We took an extravagant trip from Milton Keynes to Holyhead and back again. We had to be waiting on platform 3 at Milton Keynes at 7.20. We dutifully arrived early, leaving us time for a coffee in the Costa, while train-spotter spotting. Yes, you could spot them a mile off.
Waved our piece of paper at the barrier, and were sent on to platform 3, which became quite crowded. The heritage diesel engine, a class 47, arrived promptly on-time. We boarded and sat in our Pulman carriage. Champagne to welcome us. Rather decadent at that time in the morning. Then came muesli with yoghurt & fruit, a small Danish pastry washed down with coffee & orange juice. Full English breakfast was then served, so we merrily made our way to Crewe chomping our way through sausages and bacon.

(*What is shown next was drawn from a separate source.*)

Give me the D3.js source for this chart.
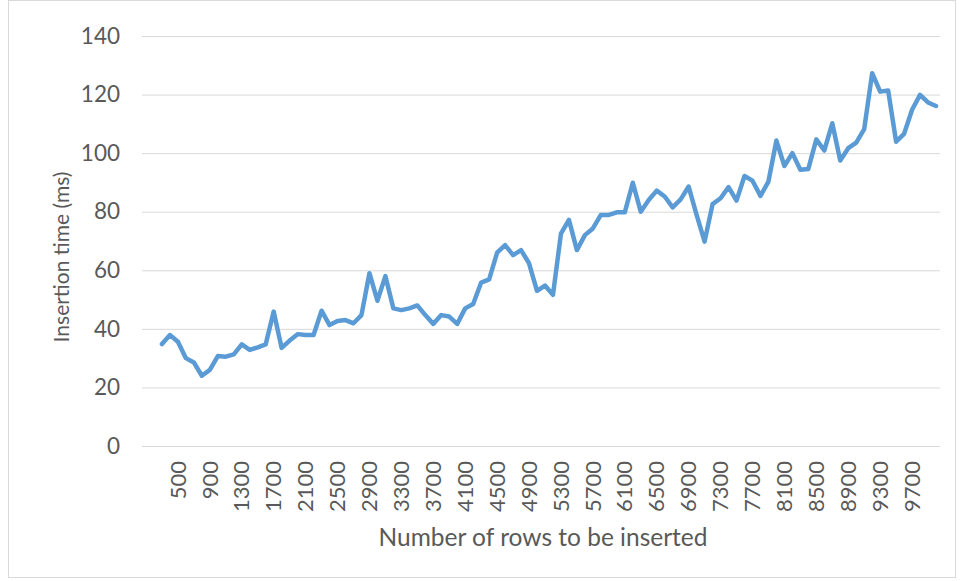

We stopped at Rugby and Lichfield Trent, picking up more passengers. At Crewe, we had a 40-minute wait while the diesel engine was replaced by our steam locomotive – 45690 Leander. The switch was relatively quick, it was a question of waiting for space on the line for the engines to swap over.
Off we went again, stopping at Chester, and then a longish stop at Llandudno Junction where the engine was filled with water from a fire brigade bowser. At this station, a number of people departed to look at a National Trust property & gardens. They would be picked up on the way back. We stayed on the train for the final destination of Holyhead. We crossed the Menai Straights and passed through Llanfairpwllgwyngyllgogerychwyrndrobwllllantysiliogogogoch station. I missed getting a picture of the sign as we passed through on the outward journey. Succeeded on the way back. R noticed how some cows and sheep and even horses, started running at the sound of a steam train. She also told me the wildflowers were lovely, unlike the caravan parks. Some fabulous coastal scenery. R v pleased to see Rhosneigr, where she had gone on holiday many years ago with her aunt, uncle & cousins.
At Holyhead, we stopped for about 2 and a 1/2 hours. Time for a walk around, a visit to the shops and a quest to find a pub for some drinks. The town seemed a bit run down, but plenty of charity shops so R came away with quite a few purchases, books, glasses & a smart top. The pub, the best thing going I thought, was remarkably cheap. The most spectacular piece of engineering we saw in the town was the footbridge from the port to the town. Built apparently to entice travellers into the town centre. Should have a portcullis to trap visitors in the town.
We re-boarded the train. The engine was now at the other end, pointing in the correct direction. The train had been several miles down the track to a place where the engine could turn around, at a siding said to have been used during the transport of nuclear waste. We set off back to Milton Keynes. Managed to snap Llanfairpwllgwyngyllgogerychwyrndrobwllllantysiliogogogoch as we passed through. Stopped at Llandudno Junction again for more water. We now ate our way back to Milton Keynes, starting with canapes & finishing with cheese and biscuits. changing engines again at Crewe.
Took a picture of one of the passengers, he was wearing an American T-shirt with the word “ferroequinologist” and its definition. Ferroequinologist = train spotter.